Tigecycline (Tgc) is considered a last-resort antibiotic for the treatment of multi-drug resistant bacteria. To study Tgc resistance development in the important nosocomial pathogen Acinetobacter baumannii, we adopted six clinical isolates from three patients undergoing antibiotic treatment, and bacterial genomic sequences and seven strand-specific transcriptomes were studied. Interestingly, the Tgc-intermediate 2015ZJAB1 only differed from Tgc-resistant 2015ZJAB2 in an SNP-clustered region including OprD, a sugar-type MFS permease, and a LuxR-type transcriptional regulator. Surprisingly, an almost identical region was found in 2015ZJAB3, which supports the possibility of a homologous recombination event that increased Tgc resistance. Furthermore, comparative transcriptomic analysis identified significantly regulated genes associated with Tgc resistance, which was verified using qRT-PCR. Three enriched COG categories included amino acid transport and metabolism, transcription, and inorganic ion transport and metabolism.

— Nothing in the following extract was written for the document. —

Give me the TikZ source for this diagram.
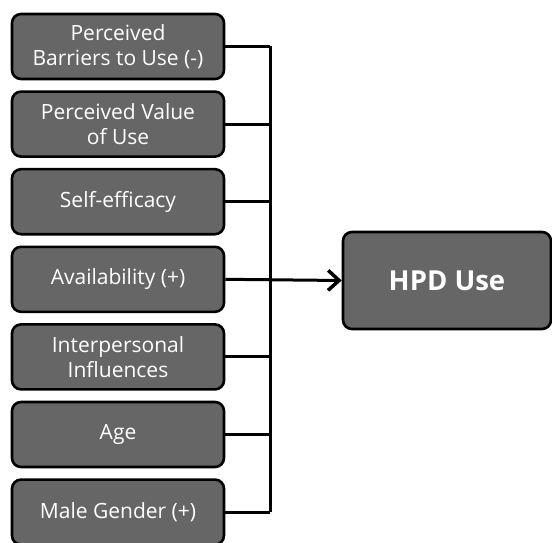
\documentclass[tikz,border=0pt]{standalone}
\usepackage{fontspec}
\setmainfont{Open Sans}
\usetikzlibrary{arrows.meta}
\definecolor{boxgray}{RGB}{102,102,102}
\begin{document}
\begin{tikzpicture}[x=1pt,y=1pt,
  factor/.style={draw=black,line width=2.6pt,fill=boxgray,rounded corners=9pt,
    minimum width=212pt,minimum height=65pt,inner sep=0pt,
    text=white,align=center,font=\fontsize{21}{24.5}\selectfont},
  outcome/.style={factor,minimum width=208pt,minimum height=97pt,
    font=\fontsize{27.5}{32}\selectfont\bfseries},
  link/.style={line width=3pt}]
\useasboundingbox (0,0) rectangle (552,542);
\clip (0,0) rectangle (552,542);
% predictors
\foreach \i/\t in {1/{Perceived\\Barriers to Use (-)},2/{Perceived Value\\of Use},
  3/{Self-efficacy},4/{Availability (+)},5/{Interpersonal\\Influences},
  6/{Age},7/{Male Gender (+)}}
  \node[factor] (f\i) at (118,{495.5-77.6*(\i-1)}) {\t};
\coordinate (bar) at (270,0);
\foreach \i in {1,2,3,5,6,7}
  \draw[link] (f\i.east) -- (f\i.east -| bar);
\draw[link] (f1.east -| bar) -- (f7.east -| bar);
% outcome
\node[outcome] (hpd) at (447,261.5) {HPD Use};
\draw[link,-{Straight Barb[length=11pt,width=20pt,line width=3.5pt]}] (f4.east) -- (hpd.west);
\end{tikzpicture}
\end{document}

KEGG analysis revealed common features under Tgc conditions, including up regulated benzoate degradation and a less active TCA cycle. This may be related to selective antimicrobial pressure in the environment and adaptation by lowering metabolism. This study provides the first report of an in vivo evolutionary process that included a putative homologous recombination event conferring Tgc resistance in clinical A. baumannii isolates in which transcriptome analysis revealed resistance-conferring genes and related metabolism characteristics.